Goal
Reproduce the full listing below unchanged, apart from the pictures.

Information supplied
********

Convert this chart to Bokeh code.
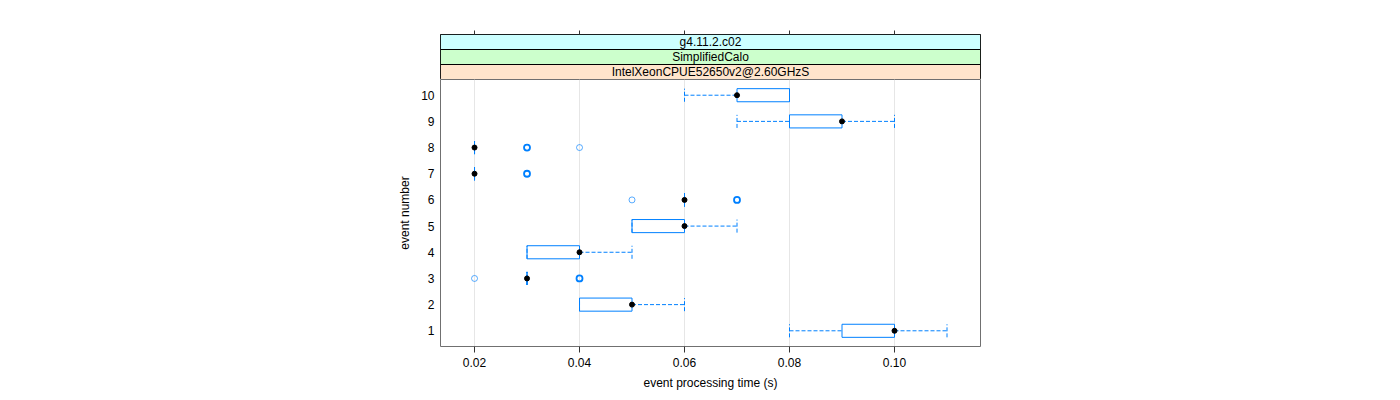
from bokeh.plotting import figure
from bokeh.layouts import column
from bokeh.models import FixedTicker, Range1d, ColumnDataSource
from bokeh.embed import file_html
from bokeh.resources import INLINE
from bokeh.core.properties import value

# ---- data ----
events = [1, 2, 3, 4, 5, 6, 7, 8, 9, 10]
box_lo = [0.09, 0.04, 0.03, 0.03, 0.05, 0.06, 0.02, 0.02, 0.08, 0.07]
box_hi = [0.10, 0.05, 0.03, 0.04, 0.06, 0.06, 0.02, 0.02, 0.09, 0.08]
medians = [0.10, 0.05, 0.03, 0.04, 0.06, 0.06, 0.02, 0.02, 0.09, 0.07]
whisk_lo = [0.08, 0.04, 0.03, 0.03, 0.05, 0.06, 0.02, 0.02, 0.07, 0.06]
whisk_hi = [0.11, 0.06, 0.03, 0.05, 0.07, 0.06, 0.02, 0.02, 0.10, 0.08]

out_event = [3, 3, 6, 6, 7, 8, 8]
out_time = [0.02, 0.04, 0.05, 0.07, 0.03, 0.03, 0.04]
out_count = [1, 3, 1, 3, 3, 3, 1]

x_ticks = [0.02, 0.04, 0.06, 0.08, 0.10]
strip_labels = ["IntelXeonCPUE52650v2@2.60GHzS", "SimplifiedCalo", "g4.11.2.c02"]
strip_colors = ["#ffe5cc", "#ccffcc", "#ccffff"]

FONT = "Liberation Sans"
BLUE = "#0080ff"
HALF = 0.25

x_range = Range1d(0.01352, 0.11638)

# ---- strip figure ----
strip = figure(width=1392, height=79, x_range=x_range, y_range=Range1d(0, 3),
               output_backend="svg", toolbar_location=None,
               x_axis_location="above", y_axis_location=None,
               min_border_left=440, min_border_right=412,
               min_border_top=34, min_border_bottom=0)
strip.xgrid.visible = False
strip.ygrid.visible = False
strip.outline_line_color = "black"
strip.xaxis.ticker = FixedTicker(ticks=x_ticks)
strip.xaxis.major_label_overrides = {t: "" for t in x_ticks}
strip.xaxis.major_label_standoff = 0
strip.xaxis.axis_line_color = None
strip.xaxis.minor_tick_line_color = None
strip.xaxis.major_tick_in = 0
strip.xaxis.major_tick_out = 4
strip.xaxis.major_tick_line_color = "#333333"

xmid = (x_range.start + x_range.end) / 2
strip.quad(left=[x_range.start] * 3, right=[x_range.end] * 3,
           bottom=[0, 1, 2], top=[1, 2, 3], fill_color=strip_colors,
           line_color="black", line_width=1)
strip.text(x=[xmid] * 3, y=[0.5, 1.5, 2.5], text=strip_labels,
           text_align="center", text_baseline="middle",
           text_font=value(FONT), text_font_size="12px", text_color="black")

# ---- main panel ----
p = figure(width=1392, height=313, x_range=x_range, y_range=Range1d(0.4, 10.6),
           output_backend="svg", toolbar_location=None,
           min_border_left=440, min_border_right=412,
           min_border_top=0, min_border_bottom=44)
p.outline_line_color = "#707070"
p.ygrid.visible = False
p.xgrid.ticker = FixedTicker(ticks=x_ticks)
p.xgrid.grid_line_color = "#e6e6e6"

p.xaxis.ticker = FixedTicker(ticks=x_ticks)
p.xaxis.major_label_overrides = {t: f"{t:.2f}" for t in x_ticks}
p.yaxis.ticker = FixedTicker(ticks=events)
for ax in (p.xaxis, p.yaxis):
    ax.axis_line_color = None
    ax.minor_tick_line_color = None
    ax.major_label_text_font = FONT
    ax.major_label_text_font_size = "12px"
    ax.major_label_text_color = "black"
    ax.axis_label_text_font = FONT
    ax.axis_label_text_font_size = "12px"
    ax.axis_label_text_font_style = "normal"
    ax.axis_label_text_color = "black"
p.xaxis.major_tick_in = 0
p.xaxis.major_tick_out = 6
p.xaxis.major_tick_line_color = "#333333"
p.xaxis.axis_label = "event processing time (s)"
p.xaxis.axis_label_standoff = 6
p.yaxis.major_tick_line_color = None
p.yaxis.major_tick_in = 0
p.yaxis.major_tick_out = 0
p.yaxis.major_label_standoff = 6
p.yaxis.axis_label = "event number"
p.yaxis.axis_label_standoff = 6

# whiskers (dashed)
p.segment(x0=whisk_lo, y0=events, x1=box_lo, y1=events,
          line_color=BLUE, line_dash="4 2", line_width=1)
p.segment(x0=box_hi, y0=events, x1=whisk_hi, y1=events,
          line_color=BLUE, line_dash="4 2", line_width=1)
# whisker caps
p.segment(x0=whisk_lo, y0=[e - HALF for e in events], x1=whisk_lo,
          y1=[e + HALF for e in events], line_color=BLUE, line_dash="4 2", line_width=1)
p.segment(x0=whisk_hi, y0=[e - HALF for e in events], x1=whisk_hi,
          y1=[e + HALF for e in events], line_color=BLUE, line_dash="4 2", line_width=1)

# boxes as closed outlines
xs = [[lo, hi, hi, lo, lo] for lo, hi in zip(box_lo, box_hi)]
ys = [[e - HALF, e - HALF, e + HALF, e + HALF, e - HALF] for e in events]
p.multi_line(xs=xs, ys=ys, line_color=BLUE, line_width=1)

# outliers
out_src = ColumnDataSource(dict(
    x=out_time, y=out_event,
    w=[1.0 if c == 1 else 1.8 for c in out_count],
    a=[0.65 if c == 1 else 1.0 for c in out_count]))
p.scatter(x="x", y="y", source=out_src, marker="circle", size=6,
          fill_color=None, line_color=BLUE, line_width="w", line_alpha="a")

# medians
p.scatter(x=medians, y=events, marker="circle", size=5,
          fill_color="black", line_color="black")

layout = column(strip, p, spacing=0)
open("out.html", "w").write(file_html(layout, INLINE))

********

Result of the task
Convert this chart to Bokeh code.
from bokeh.plotting import figure
from bokeh.layouts import column
from bokeh.models import FixedTicker, Range1d, ColumnDataSource
from bokeh.embed import file_html
from bokeh.resources import INLINE
from bokeh.core.properties import value

# ---- data ----
events = [1, 2, 3, 4, 5, 6, 7, 8, 9, 10]
box_lo = [0.09, 0.04, 0.03, 0.03, 0.05, 0.06, 0.02, 0.02, 0.08, 0.07]
box_hi = [0.10, 0.05, 0.03, 0.04, 0.06, 0.06, 0.02, 0.02, 0.09, 0.08]
medians = [0.10, 0.05, 0.03, 0.04, 0.06, 0.06, 0.02, 0.02, 0.09, 0.07]
whisk_lo = [0.08, 0.04, 0.03, 0.03, 0.05, 0.06, 0.02, 0.02, 0.07, 0.06]
whisk_hi = [0.11, 0.06, 0.03, 0.05, 0.07, 0.06, 0.02, 0.02, 0.10, 0.08]

out_event = [3, 3, 6, 6, 7, 8, 8]
out_time = [0.02, 0.04, 0.05, 0.07, 0.03, 0.03, 0.04]
out_count = [1, 3, 1, 3, 3, 3, 1]

x_ticks = [0.02, 0.04, 0.06, 0.08, 0.10]
strip_labels = ["IntelXeonCPUE52650v2@2.60GHzS", "SimplifiedCalo", "g4.11.2.c02"]
strip_colors = ["#ffe5cc", "#ccffcc", "#ccffff"]

FONT = "Liberation Sans"
BLUE = "#0080ff"
HALF = 0.25

x_range = Range1d(0.01352, 0.11638)

# ---- strip figure ----
strip = figure(width=1392, height=79, x_range=x_range, y_range=Range1d(0, 3),
               output_backend="svg", toolbar_location=None,
               x_axis_location="above", y_axis_location=None,
               min_border_left=440, min_border_right=412,
               min_border_top=34, min_border_bottom=0)
strip.xgrid.visible = False
strip.ygrid.visible = False
strip.outline_line_color = "black"
strip.xaxis.ticker = FixedTicker(ticks=x_ticks)
strip.xaxis.major_label_overrides = {t: "" for t in x_ticks}
strip.xaxis.major_label_standoff = 0
strip.xaxis.axis_line_color = None
strip.xaxis.minor_tick_line_color = None
strip.xaxis.major_tick_in = 0
strip.xaxis.major_tick_out = 4
strip.xaxis.major_tick_line_color = "#333333"

xmid = (x_range.start + x_range.end) / 2
strip.quad(left=[x_range.start] * 3, right=[x_range.end] * 3,
           bottom=[0, 1, 2], top=[1, 2, 3], fill_color=strip_colors,
           line_color="black", line_width=1)
strip.text(x=[xmid] * 3, y=[0.5, 1.5, 2.5], text=strip_labels,
           text_align="center", text_baseline="middle",
           text_font=value(FONT), text_font_size="12px", text_color="black")

# ---- main panel ----
p = figure(width=1392, height=313, x_range=x_range, y_range=Range1d(0.4, 10.6),
           output_backend="svg", toolbar_location=None,
           min_border_left=440, min_border_right=412,
           min_border_top=0, min_border_bottom=44)
p.outline_line_color = "#707070"
p.ygrid.visible = False
p.xgrid.ticker = FixedTicker(ticks=x_ticks)
p.xgrid.grid_line_color = "#e6e6e6"

p.xaxis.ticker = FixedTicker(ticks=x_ticks)
p.xaxis.major_label_overrides = {t: f"{t:.2f}" for t in x_ticks}
p.yaxis.ticker = FixedTicker(ticks=events)
for ax in (p.xaxis, p.yaxis):
    ax.axis_line_color = None
    ax.minor_tick_line_color = None
    ax.major_label_text_font = FONT
    ax.major_label_text_font_size = "12px"
    ax.major_label_text_color = "black"
    ax.axis_label_text_font = FONT
    ax.axis_label_text_font_size = "12px"
    ax.axis_label_text_font_style = "normal"
    ax.axis_label_text_color = "black"
p.xaxis.major_tick_in = 0
p.xaxis.major_tick_out = 6
p.xaxis.major_tick_line_color = "#333333"
p.xaxis.axis_label = "event processing time (s)"
p.xaxis.axis_label_standoff = 6
p.yaxis.major_tick_line_color = None
p.yaxis.major_tick_in = 0
p.yaxis.major_tick_out = 0
p.yaxis.major_label_standoff = 6
p.yaxis.axis_label = "event number"
p.yaxis.axis_label_standoff = 6

# whiskers (dashed)
p.segment(x0=whisk_lo, y0=events, x1=box_lo, y1=events,
          line_color=BLUE, line_dash="4 2", line_width=1)
p.segment(x0=box_hi, y0=events, x1=whisk_hi, y1=events,
          line_color=BLUE, line_dash="4 2", line_width=1)
# whisker caps
p.segment(x0=whisk_lo, y0=[e - HALF for e in events], x1=whisk_lo,
          y1=[e + HALF for e in events], line_color=BLUE, line_dash="4 2", line_width=1)
p.segment(x0=whisk_hi, y0=[e - HALF for e in events], x1=whisk_hi,
          y1=[e + HALF for e in events], line_color=BLUE, line_dash="4 2", line_width=1)

# boxes as closed outlines
xs = [[lo, hi, hi, lo, lo] for lo, hi in zip(box_lo, box_hi)]
ys = [[e - HALF, e - HALF, e + HALF, e + HALF, e - HALF] for e in events]
p.multi_line(xs=xs, ys=ys, line_color=BLUE, line_width=1)

# outliers
out_src = ColumnDataSource(dict(
    x=out_time, y=out_event,
    w=[1.0 if c == 1 else 1.8 for c in out_count],
    a=[0.65 if c == 1 else 1.0 for c in out_count]))
p.scatter(x="x", y="y", source=out_src, marker="circle", size=6,
          fill_color=None, line_color=BLUE, line_width="w", line_alpha="a")

# medians
p.scatter(x=medians, y=events, marker="circle", size=5,
          fill_color="black", line_color="black")

layout = column(strip, p, spacing=0)
open("out.html", "w").write(file_html(layout, INLINE))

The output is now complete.